Tribute to the ‘dean of the screen’: man who invented motion picture animation

A look back at how J Stuart Blackton invented film animation  

amongst the father’s of early cinema are the well known group comprising the Lumiere Brothers, W D Griffith, Erich Von Stroheim, Charlie Chaplin. Yet one who is not so well known yet had as great an influence on the development of cinema is Blackton, creator of the hugely successful Humourous phases of funny faces:

This is one of the first animated films after Charles Emile Reynaud’s.  In the film, Blackton draws two comic characters on a blackboard using chalk, they appear to move and engage in playful antics. Although the film uses mostly live action instead of animation it had a great influence on later animated films.

Next was “The Haunted Hotel” (1907), another Vitagraph short directed by Blackton. The “Haunted Hotel” was mostly live-action, about a tourist spending the night in an inn run by invisible spirits. Most of the effects are also live-action (wires and such), but one scene of a dinner making itself was done using stop-motion, and was presented in a tight close-up that allowed budding animators to study it for technique.
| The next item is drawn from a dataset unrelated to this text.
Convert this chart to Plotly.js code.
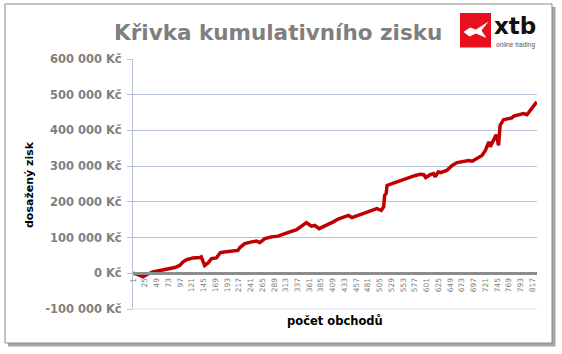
<!DOCTYPE html>
<html>
<head>
<meta charset="utf-8">
<script src="https://cdn.plot.ly/plotly-3.0.1.min.js"></script>
<style>html,body{margin:0;padding:0;background:#fff;}#chart{width:562px;height:354px;}</style>
</head>
<body>
<div id="chart"></div>
<script>
// ---- data ----
const trades = [1,11,21,28,41,62,76,86,96,103,110,123,137,140,144,147,154,161,171,179,191,205,215,219,229,243,253,260,270,284,297,311,324,335,345,355,365,372,381,389,400,410,420,428,441,448,462,475,489,499,508,513,515,518,520,530,540,550,564,578,588,595,599,608,615,618,625,629,642,653,663,676,687,694,704,714,721,728,731,738,743,748,751,758,768,775,779,789,799,806,816,826];
const profit = [0,-3600,-10000,-4000,3600,10000,15000,16000,22000,32000,38000,43000,44000,46000,32000,22000,29000,41000,43000,58000,60000,62000,64000,72000,83000,88000,90000,86000,97000,102000,104000,111000,116000,122000,132000,142000,132000,134000,125000,130000,136000,144000,152000,156000,162000,156000,162000,169000,176000,181000,176000,186000,218000,223000,246000,251000,256000,260000,268000,274000,277000,276000,268000,276000,279000,270000,284000,282000,288000,302000,310000,314000,316000,314000,321000,330000,344000,368000,354000,377000,388000,358000,414000,430000,433000,435000,440000,444000,447000,444000,461000,480000];
const yTickVals = [-100000,0,100000,200000,300000,400000,500000,600000];
const yTickText = ["-100 000 Kč","0 Kč","100 000 Kč","200 000 Kč","300 000 Kč","400 000 Kč","500 000 Kč","600 000 Kč"];
const xTickVals = [];
for (let v = 1; v <= 817; v += 24) xTickVals.push(v);
const xTickText = xTickVals.map(String);
const nTrades = 826;

// ---- layout helpers (pixel -> paper) ----
const L = 133, R = 537, T = 59, B = 309;
const X = px => (px - L) / (R - L);
const Y = py => (B - py) / (B - T);

const trace = {
  x: trades, y: profit, type: 'scatter', mode: 'lines',
  line: {color: '#c00000', width: 3.5},
  hoverinfo: 'skip'
};

const shapes = [
  // shadow of frame
  {type:'rect', xref:'paper', yref:'paper', x0:X(8), x1:X(555.5), y0:Y(346.5), y1:Y(7), fillcolor:'#a6a6a6', line:{width:0}, layer:'below'},
  // frame
  {type:'rect', xref:'paper', yref:'paper', x0:X(5), x1:X(552), y0:Y(343), y1:Y(4), fillcolor:'#ffffff', line:{color:'#8a8a8a', width:1}, layer:'below'},
  // bottom border of plot area
  {type:'line', xref:'paper', yref:'paper', x0:0, x1:1, y0:0, y1:0, line:{color:'#dde3ee', width:1}, layer:'below'},
  // logo red square
  {type:'rect', xref:'paper', yref:'paper', x0:X(460), x1:X(491), y0:Y(47.5), y1:Y(13), fillcolor:'#e8101c', line:{width:0}},
  // logo white mark
  {type:'path', xref:'paper', yref:'paper',
   path: 'M '+X(463.5)+','+Y(32)+' L '+X(470)+','+Y(27.5)+' L '+X(476)+','+Y(29.5)+' L '+X(488.5)+','+Y(21.5)+' L '+X(481.5)+','+Y(30.5)+' L '+X(486.5)+','+Y(38)+' L '+X(476)+','+Y(33.5)+' L '+X(469.5)+','+Y(36.5)+' Z',
   fillcolor:'#ffffff', line:{width:0}}
];

const annotations = [
  {text:'Křivka kumulativního zisku', xref:'paper', yref:'paper', x:X(278), y:Y(33), xanchor:'center', yanchor:'middle', showarrow:false,
   font:{family:'DejaVu Sans', size:21.5, color:'#7f7f7f', weight:'bold'}},
  {text:'xtb', xref:'paper', yref:'paper', x:X(492), y:Y(25.5), xanchor:'left', yanchor:'middle', showarrow:false,
   font:{family:'DejaVu Sans', size:23, color:'#111111', weight:'bold'}},
  {text:'online trading', xref:'paper', yref:'paper', x:X(493.5), y:Y(45), xanchor:'left', yanchor:'middle', showarrow:false,
   font:{family:'Liberation Sans', size:6.5, color:'#555555'}},
  {text:'dosažený zisk', xref:'paper', yref:'paper', x:X(29), y:Y(185), xanchor:'center', yanchor:'middle', textangle:-90, showarrow:false,
   font:{family:'DejaVu Sans', size:11, color:'#000000', weight:'bold'}},
  {text:'počet obchodů', xref:'paper', yref:'paper', x:X(335), y:Y(321), xanchor:'center', yanchor:'middle', showarrow:false,
   font:{family:'DejaVu Sans', size:11.5, color:'#000000', weight:'bold'}}
];

const layout = {
  width: 562, height: 354,
  margin: {l: L, r: 562 - R, t: T, b: 354 - B, pad: 0},
  paper_bgcolor: '#ffffff',
  plot_bgcolor: 'rgba(0,0,0,0)',
  showlegend: false,
  xaxis: {
    type: 'linear', range: [0.5, nTrades + 0.5],
    anchor: 'free', position: Y(273),
    tickmode: 'array', tickvals: xTickVals, ticktext: xTickText, tickangle: -90,
    tickfont: {family: 'DejaVu Sans', size: 7.5, color: '#808080'},
    showgrid: false, zeroline: false,
    showline: true, linecolor: '#8c8c8c', linewidth: 3,
    ticks: '', fixedrange: true
  },
  yaxis: {
    range: [-100000, 600000],
    tickmode: 'array', tickvals: yTickVals, ticktext: yTickText,
    tickfont: {family: 'DejaVu Sans', size: 11.5, color: '#808080', weight: 'bold'},
    showgrid: true, gridcolor: '#b4c1d9', gridwidth: 1,
    zeroline: false,
    showline: true, linecolor: '#b4c1d9', linewidth: 1,
    ticks: 'outside', ticklen: 5, tickcolor: '#b4c1d9',
    ticklabelstandoff: 3, fixedrange: true
  },
  shapes: shapes,
  annotations: annotations
};

Plotly.newPlot('chart', [trace], layout, {displayModeBar: false, staticPlot: true});
</script>
</body>
</html>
As well as these early efforts Blackton produced countless films of early cinema, including the first adaptation of Romeo and Juliet. Of the 167 films listed on the imdb website, these are the most worthy of attention are: 

Raffles, The Life of Moses, The Battle Cry of Peace, Womanhood, The Glorious Adventure (in Prizmacolour), On the banks of the Wabash, The Clean Heart, The Beloved Brute, Gypsy Cavalier, Tides of Passion, Bride of the Storm and The Happy Warrior.